Invité à participer à cette session et à se défendre, le gouvernement israélien n’a pas jugé utile de répondre à cette invitation.
Alors que les travaux du Tribunal étaient terminés, Pierre Galand est venu procéder aux remerciements d’usage et a notamment remercié l’équipe sud africaine qui avait mis sur pied toute la logistique de la session. Le pasteur, coordinateur de cette équipe, a appelé alors tous ceux qui travaillaient « en coulisse » et que nous n’avions pas vus encore. Est arrivée en courant toute une bande de jeunes noirs, joyeux de nos applaudissements, qui ont entonné, au pied de la tribune, un chant magnifique provoquant les jurés sud africains de la tribune à se prendre par la main, ce que nous avons alors tous repris, dans une émotion partagée.
Cette dernière séance a été marquée par deux incidents, le piratage du site web du Tribunal, d’une part, et, d’autre part, et surtout, la menace de retrait de la citoyenneté israélienne à Haneen Zoabi, parlementaire arabe de la Knesset, et ce en raison de sa participation en qualité de témoin au TRP, ce qu’avec pudeur, elle avait tu et qui lui a valu, lorsque cela a été su, une formidable et spontanée standing ovation et l’assurance de la solidarité de tous.
Le jury a d’ailleurs prié le gouvernement sud-africain, en sa qualité d’hôte du TRP, de s’assurer qu’aucune forme de représailles ne soit exercée par l’État d’Israël contre les témoins présents lors de ses travaux.

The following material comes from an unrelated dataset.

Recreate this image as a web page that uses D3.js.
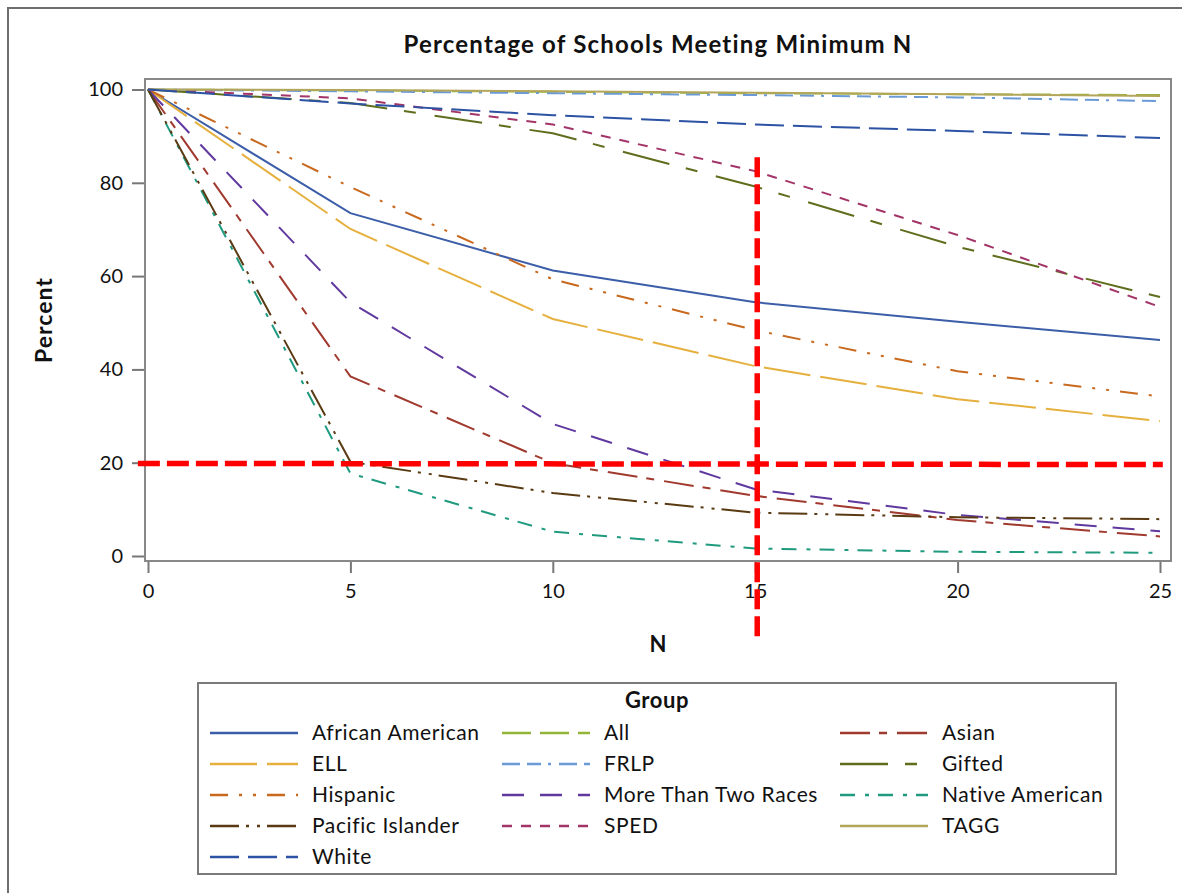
<!DOCTYPE html>
<html>
<head>
<meta charset="utf-8">
<script src="https://cdn.jsdelivr.net/npm/d3@7"></script>
<style>
  body { margin: 0; background: #fff; }
  text { font-family: Lato, "Open Sans", sans-serif; fill: #111; }
</style>
</head>
<body>
<div id="chart"></div>
<script>
const width = 1182, height = 893

// N values (x axis)
const nValues = [0, 5, 10, 15, 20, 25]

const groups = ["African American", "All", "Asian", "ELL", "FRLP", "Gifted",
  "Hispanic", "More Than Two Races", "Native American", "Pacific Islander",
  "SPED", "TAGG", "White"]

// percent of schools meeting minimum N
const pctAfricanAmerican = [100, 73.5, 61.2, 54.4, 50.2, 46.3]
const pctAll = [100, 99.8, 99.5, 99.2, 99.0, 98.8]
const pctAsian = [100, 38.5, 19.9, 12.9, 7.7, 4.2]
const pctELL = [100, 70.1, 50.8, 40.7, 33.6, 28.9]
const pctFRLP = [100, 99.6, 99.2, 98.8, 98.3, 97.5]
const pctGifted = [100, 97.1, 90.6, 79.2, 66.3, 55.5]
const pctHispanic = [100, 79.1, 59.3, 48.4, 39.6, 34.2]
const pctMoreThanTwo = [100, 54.4, 28.3, 14.3, 8.8, 5.3]
const pctNativeAmerican = [100, 17.7, 5.2, 1.6, 0.9, 0.7]
const pctPacificIslander = [100, 20.2, 13.5, 9.3, 8.3, 7.9]
const pctSPED = [100, 98.1, 92.5, 82.5, 68.8, 53.4]
const pctTAGG = [100, 99.9, 99.6, 99.3, 99.0, 98.6]
const pctWhite = [100, 97.0, 94.5, 92.5, 91.1, 89.6]

const seriesValues = [pctAfricanAmerican, pctAll, pctAsian, pctELL, pctFRLP, pctGifted,
  pctHispanic, pctMoreThanTwo, pctNativeAmerican, pctPacificIslander, pctSPED, pctTAGG, pctWhite]

const yTicks = [0, 20, 40, 60, 80, 100]
const xTicks = [0, 5, 10, 15, 20, 25]

// hand-drawn red guide lines (N, percent)
const guideH = [[-0.25, 19.85], [25.07, 19.6]]
const guideV = [[15.05, 85.5], [15.05, -17.3]]

const colors = ["#3c5ea8", "#93b537", "#a0392e", "#e6b03e", "#6b9bd6", "#5f6e1d",
  "#c8691e", "#60399f", "#1f9a7f", "#5a3a12", "#a33468", "#b3a65a", "#2c52a3"]
const dashes = [null, "29 9", "30 9 8 10", "47 10", "18 7 14 7 3 8", "48 17 12 19",
  "18 11 3 11 3 11", "22 16", "15 10 4 9", "29 7 3 8 3 7", "10 9", null, "29 9"]

const series = groups.map((g, i) => ({
  name: g,
  color: colors[i],
  dash: dashes[i],
  points: nValues.map((n, j) => ({ n: n, pct: seriesValues[i][j] }))
}))

const svg = d3.select("#chart").append("svg")
  .attr("width", width)
  .attr("height", height)

// outer border (only top and left visible)
svg.append("path")
  .attr("d", "M8," + height + " V8 H" + width)
  .attr("fill", "none")
  .attr("stroke", "#6e6e6e")
  .attr("stroke-width", 2)

const frame = { left: 145, top: 79, right: 1171, bottom: 561 }

const x = d3.scaleLinear().domain([0, 25]).range([148, 1160])
const y = d3.scaleLinear().domain([0, 100]).range([556, 89.5])

// title
svg.append("text")
  .attr("x", 658).attr("y", 53)
  .attr("text-anchor", "middle")
  .style("font-weight", "bold")
  .style("font-size", "24px")
  .style("letter-spacing", "1.2px")
  .text("Percentage of Schools Meeting Minimum N")

// axes
const yAxis = d3.axisLeft(y).tickValues(yTicks).tickSize(13).tickPadding(9)
const xAxis = d3.axisBottom(x).tickValues(xTicks).tickSize(12).tickPadding(11)

const gy = svg.append("g").attr("transform", `translate(${frame.left},0)`).call(yAxis)
const gx = svg.append("g").attr("transform", `translate(0,${frame.bottom})`).call(xAxis)

;[gy, gx].forEach(g => {
  g.select(".domain").remove()
  g.selectAll("line").attr("stroke", "#777").attr("stroke-width", 2)
  g.selectAll("text").style("font-size", "20px").style("font-family", "Lato, sans-serif").attr("fill", "#111")
})

svg.append("rect")
  .attr("x", frame.left).attr("y", frame.top)
  .attr("width", frame.right - frame.left)
  .attr("height", frame.bottom - frame.top)
  .attr("fill", "none")
  .attr("stroke", "#888")
  .attr("stroke-width", 2)

// axis labels
svg.append("text")
  .attr("transform", "translate(52,320) rotate(-90)")
  .attr("text-anchor", "middle")
  .style("font-weight", "bold").style("font-size", "23px")
  .style("letter-spacing", "1px")
  .text("Percent")

svg.append("text")
  .attr("x", 658).attr("y", 652)
  .attr("text-anchor", "middle")
  .style("font-weight", "bold").style("font-size", "22px")
  .text("N")

// lines
const line = d3.line().x(d => x(d.n)).y(d => y(d.pct))

svg.append("g").selectAll("path")
  .data(series)
  .join("path")
  .attr("d", d => line(d.points))
  .attr("fill", "none")
  .attr("stroke", d => d.color)
  .attr("stroke-width", 2)
  .attr("stroke-dasharray", d => d.dash)

// red guides
const guide = d3.line().x(d => x(d[0])).y(d => y(d[1]))
svg.append("path")
  .attr("d", guide(guideH))
  .attr("stroke", "#ff0000").attr("stroke-width", 5.5)
  .attr("stroke-dasharray", "22 7").attr("fill", "none")
svg.append("path")
  .attr("d", guide(guideV))
  .attr("stroke", "#ff0000").attr("stroke-width", 5.5)
  .attr("stroke-dasharray", "20 7").attr("fill", "none")

// legend
const legend = svg.append("g")
legend.append("rect")
  .attr("x", 198).attr("y", 683)
  .attr("width", 918).attr("height", 191)
  .attr("fill", "none")
  .attr("stroke", "#7a7a7a")
  .attr("stroke-width", 2)

legend.append("text")
  .attr("x", 657).attr("y", 708)
  .attr("text-anchor", "middle")
  .style("font-weight", "bold").style("font-size", "22px")
  .style("letter-spacing", "0.6px")
  .text("Group")

const colX = [210, 502, 840]
const rowY = [733, 764, 795, 826, 857]

const items = legend.selectAll(".item")
  .data(series)
  .join("g")
  .attr("class", "item")
  .attr("transform", (d, i) => `translate(${colX[i % 3]},${rowY[Math.floor(i / 3)]})`)

items.append("line")
  .attr("x1", 0).attr("x2", 88)
  .attr("stroke", d => d.color)
  .attr("stroke-width", 2.5)
  .attr("stroke-dasharray", d => d.dash)

items.append("text")
  .attr("x", 102).attr("dy", "0.35em")
  .style("font-size", "21px")
  .style("letter-spacing", "0.6px")
  .text(d => d.name)
</script>
</body>
</html>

La session finale du TRP aura lieu à New York et aura pour objet d’examiner la responsabilité des États-Unis et celle des Nations unies dans la poursuite de l’occupation des Territoires palestiniens et la commission des crimes retenus à la charge de l’État d’Israël. Finalement, le jury se réunira pour faire la synthèse de l’ensemble des sessions et en tirer les conclusions. Celles-ci constitueront la contribution des opinions publiques internationales à la solution d’une situation tout à fait injuste à l’égard d’un peuple afin de tenter de forcer le cours de l’Histoire.